5. Concluding Remarks

This study introduced a power prediction method using regression models. In particular, regression models for the resistance, propulsion, and POW characteristics were obtained using an ANN. The model test results from the KRISO towing tank were used in the learning process. To consider the hull geometry, an image-based hull form representation method was suggested. The findings of this study can be summarized as follows:

• Development of MLP models for $C_R$, $w_{TM}$, and t
• Development of CNN models for $C_R$, $w_{TM}$, and t

  -

  Image-based hull form representation using a signed distance function

• Development of MLP models for $K_{TM}$ and $K_{QM}$
• Development of power prediction method using the developed regression models

The results for $C_R$ and $w_{TM}$ showed good agreement with the model test; however, the estimated t was relatively poor compared with the other coefficients. Additional input variables related to the propeller performance, such as $p_{0.7R}$, might be required. The results confirmed that a simple MLP model can estimate the POW characteristics accurately. The CNN model showed less than a 1.5% difference in service speed from the model test extrapolation for the four selected hull forms in the test dataset. The trend of the CNN model was closest to the power curve shape of the experimental value. As expected, the MLP model showed less accuracy than the CNN model; however, this model can be used when the details of the hull geometry are unknown. The relatively low accuracy in the high-speed regions may be due to insufficient data around these regions, as shown in Figure 9.

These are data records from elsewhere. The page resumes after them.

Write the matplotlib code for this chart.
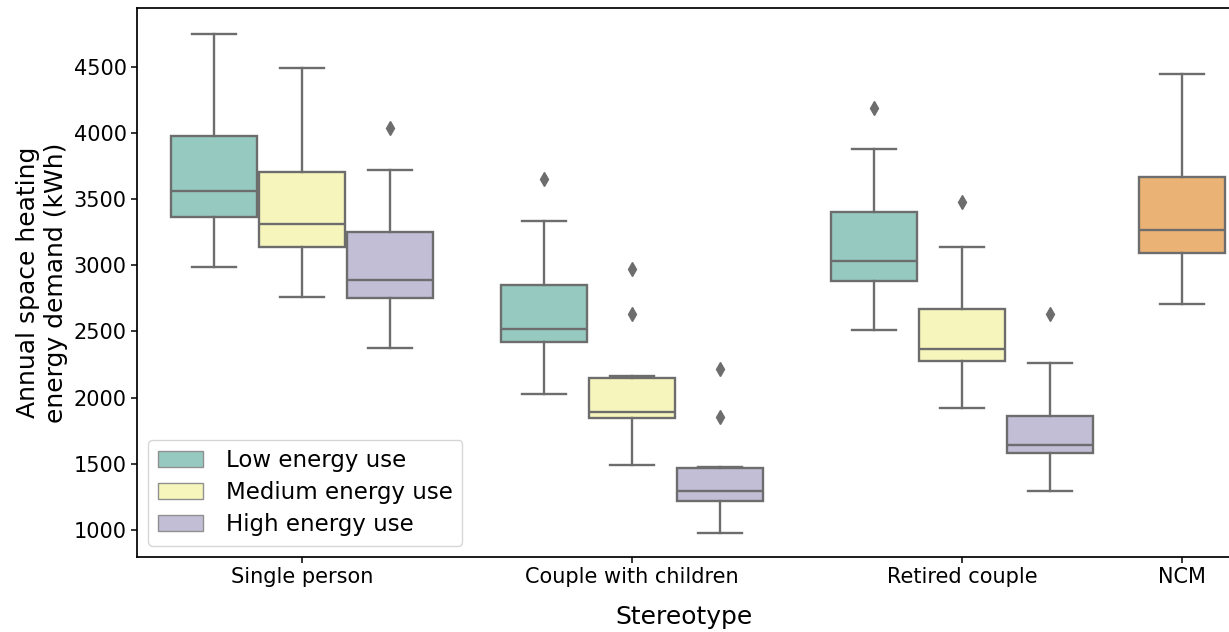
import matplotlib
matplotlib.use("Agg")
import matplotlib.pyplot as plt
from matplotlib.patches import Patch
import seaborn as sns

# ---- data ----
categories = ["Single person", "Couple with children", "Retired couple"]
hues = ["Low energy use", "Medium energy use", "High energy use"]

# per category, per hue: [whislo, q1, med, q3, whishi]
low_stats = [[2990, 3368, 3565, 3981, 4745],
             [2030, 2421, 2519, 2854, 3338],
             [2512, 2885, 3036, 3404, 3880]]
med_stats = [[2759, 3142, 3313, 3709, 4495],
             [1491, 1844, 1894, 2151, 2164],
             [1925, 2277, 2368, 2668, 3142]]
high_stats = [[2378, 2754, 2887, 3250, 3720],
              [980, 1219, 1297, 1466, 1479],
              [1297, 1584, 1640, 1859, 2260]]
low_fliers = [[], [3653], [4188]]
med_fliers = [[], [2973, 2635], [3477]]
high_fliers = [[4039], [2219, 1857], [2635]]

ncm_label = "NCM"
ncm_stats = [2706, 3091, 3268, 3671, 4447]
ncm_fliers = []

yticks = [1000, 1500, 2000, 2500, 3000, 3500, 4000, 4500]

# ---- style ----
pal = sns.color_palette("Set3", 6)
cols = [sns.desaturate(pal[0], 0.75), sns.desaturate(pal[1], 0.75),
        sns.desaturate(pal[2], 0.75)]
ncm_col = sns.desaturate(pal[5], 0.75)
line_col = "#6d6d6d"
lw = 1.7

fig = plt.figure(figsize=(12.29, 6.32), dpi=100)
ax = fig.add_axes([137 / 1229, 75 / 632, (1231 - 137) / 1229, 549 / 632])

hue_w = 0.8 / 3
box_w = hue_w * 0.98
offsets = [-hue_w, 0, hue_w]

def mk(st, fl):
    return dict(whislo=st[0], q1=st[1], med=st[2], q3=st[3], whishi=st[4], fliers=fl)

all_stats = [low_stats, med_stats, high_stats]
all_fliers = [low_fliers, med_fliers, high_fliers]

def draw(stats, positions, color):
    ax.bxp(stats, positions=positions, widths=box_w, capwidths=box_w / 2,
           patch_artist=True, manage_ticks=False,
           boxprops=dict(facecolor=color, edgecolor=line_col, linewidth=lw),
           medianprops=dict(color=line_col, linewidth=lw),
           whiskerprops=dict(color=line_col, linewidth=lw),
           capprops=dict(color=line_col, linewidth=lw),
           flierprops=dict(marker="d", markerfacecolor=line_col,
                           markeredgecolor=line_col, markersize=7))

for h in range(3):
    stats = [mk(all_stats[h][c], all_fliers[h][c]) for c in range(3)]
    pos = [c + offsets[h] for c in range(3)]
    draw(stats, pos, cols[h])

ncm_pos = 2 + 2 / 3
draw([mk(ncm_stats, ncm_fliers)], [ncm_pos], ncm_col)

ax.set_xlim(-0.5, (1231 - 302) / 330)
ax.set_ylim(795, 4945)
ax.set_xticks([0, 1, 2, ncm_pos])
ax.set_xticklabels(categories + [ncm_label], fontsize=15)
ax.set_yticks(yticks)
ax.set_yticklabels([str(v) for v in yticks], fontsize=15)
ax.tick_params(width=1.1, length=4)
for s in ax.spines.values():
    s.set_linewidth(1.25)
ax.set_xlabel("Stereotype", fontsize=18, labelpad=13)
ax.set_ylabel("Annual space heating\nenergy demand (kWh)", fontsize=18)

handles = [Patch(facecolor=cols[i], edgecolor="#909090", label=hues[i]) for i in range(3)]
ax.legend(handles=handles, loc="lower left", fontsize=16.5, handletextpad=1.0,
          labelspacing=0.4)

fig.savefig("out.png", dpi=100)
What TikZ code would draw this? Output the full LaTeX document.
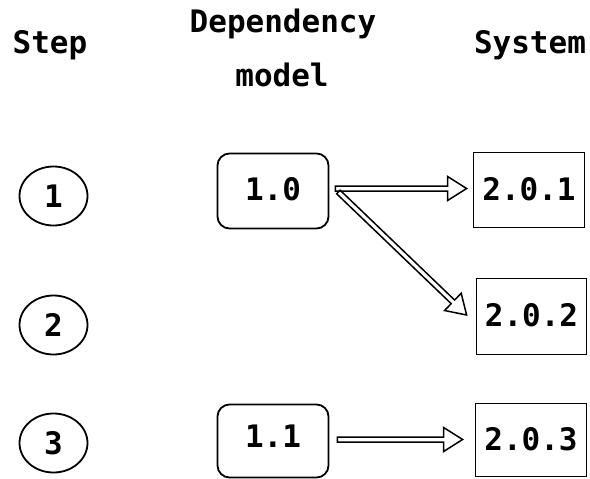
\documentclass[tikz,border=0pt]{standalone}
\usepackage{fontspec}
\newfontfamily\pix{DejaVu Sans Mono}
\usetikzlibrary{calc,shapes.geometric}
\newcommand\hollowarrow[2]{%
  \draw[arr] let \p1=($(#2)-(#1)$), \n1={veclen(\x1,\y1)}, \n2={atan2(\y1,\x1)} in
    ($(#1)+(\n2+90:2.5pt)$)
 -- ($(#1)+(\n2:\n1-19pt)+(\n2+90:2.5pt)$)
 -- ($(#1)+(\n2:\n1-19pt)+(\n2+90:12pt)$)
 -- (#2)
 -- ($(#1)+(\n2:\n1-19pt)+(\n2-90:12pt)$)
 -- ($(#1)+(\n2:\n1-19pt)+(\n2-90:2.5pt)$)
 -- ($(#1)+(\n2-90:2.5pt)$) -- cycle;}
\begin{document}
\begin{tikzpicture}[x=1pt,y=1pt,
  txt/.style={font=\pix\bfseries\fontsize{31}{36}\selectfont, inner sep=0pt},
  stepcirc/.style={txt, draw, ellipse, line width=1.8pt, minimum width=68pt, minimum height=59pt},
  modelbox/.style={txt, draw, rectangle, rounded corners=12pt, line width=1.8pt, minimum width=111pt, minimum height=75pt},
  sysbox/.style={txt, draw, rectangle, line width=1.8pt, minimum width=111pt, minimum height=75pt},
  arr/.style={line width=1.5pt, line join=miter}]
\useasboundingbox (0,0) rectangle (590,-479);
% headers
\node[txt, anchor=base] (hstep) at (50,-53) {Step};
\node[txt, anchor=base] (hdep) at (283,-32) {Dependency};
\node[txt, anchor=base] (hmod) at (282,-86) {model};
\node[txt, anchor=base] (hsys) at (530,-53) {System};
% steps
\node[stepcirc] (c1) at (53.5,-196) {1};
\node[stepcirc] (c2) at (53.5,-325) {2};
\node[stepcirc] (c3) at (53.5,-443) {3};
% model boxes
\node[modelbox, text depth=4pt] (b10) at (273,-191) {1.0};
\node[modelbox, minimum height=73pt, text depth=10pt] (b11) at (273,-441) {1.1};
% system boxes
\node[sysbox, text depth=2pt] (s1) at (529,-190) {2.0.1};
\node[sysbox, minimum width=110pt, minimum height=76pt, text depth=4pt] (s2) at (531.5,-316.5) {2.0.2};
\node[sysbox, minimum height=73pt, text depth=2pt] (s3) at (531,-440) {2.0.3};
% arrow end points
\coordinate (a1s) at ($(b10.east)+(6,2.5)$);
\coordinate (a1e) at ($(s1.west)+(-6,1.5)$);
\coordinate (a2s) at ($(b10.east)+(9,-1)$);
\coordinate (a2e) at ($(s2.west)+(-9,1.5)$);
\coordinate (a3s) at ($(b11.east)+(8,1.5)$);
\coordinate (a3e) at ($(s3.west)+(-12,0.5)$);
\hollowarrow{a2s}{a2e}
\hollowarrow{a1s}{a1e}
\hollowarrow{a3s}{a3e}
\end{tikzpicture}
\end{document}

The methods presented in this paper are feasible for the preliminary design stage. In particular, the CNN model can rapidly reduce the number of design alternatives for the optimal hull form design before using CFD because this model can capture the changing pattern of the cross-sections. However, data-driven prediction models, such as the present models, should be used with caution when applied to a completely new hull shape not included in the data used for learning. Furthermore, securing more model test data for improving the estimation models and nominal wakefield estimation using the present CNN approach will be part of future research work.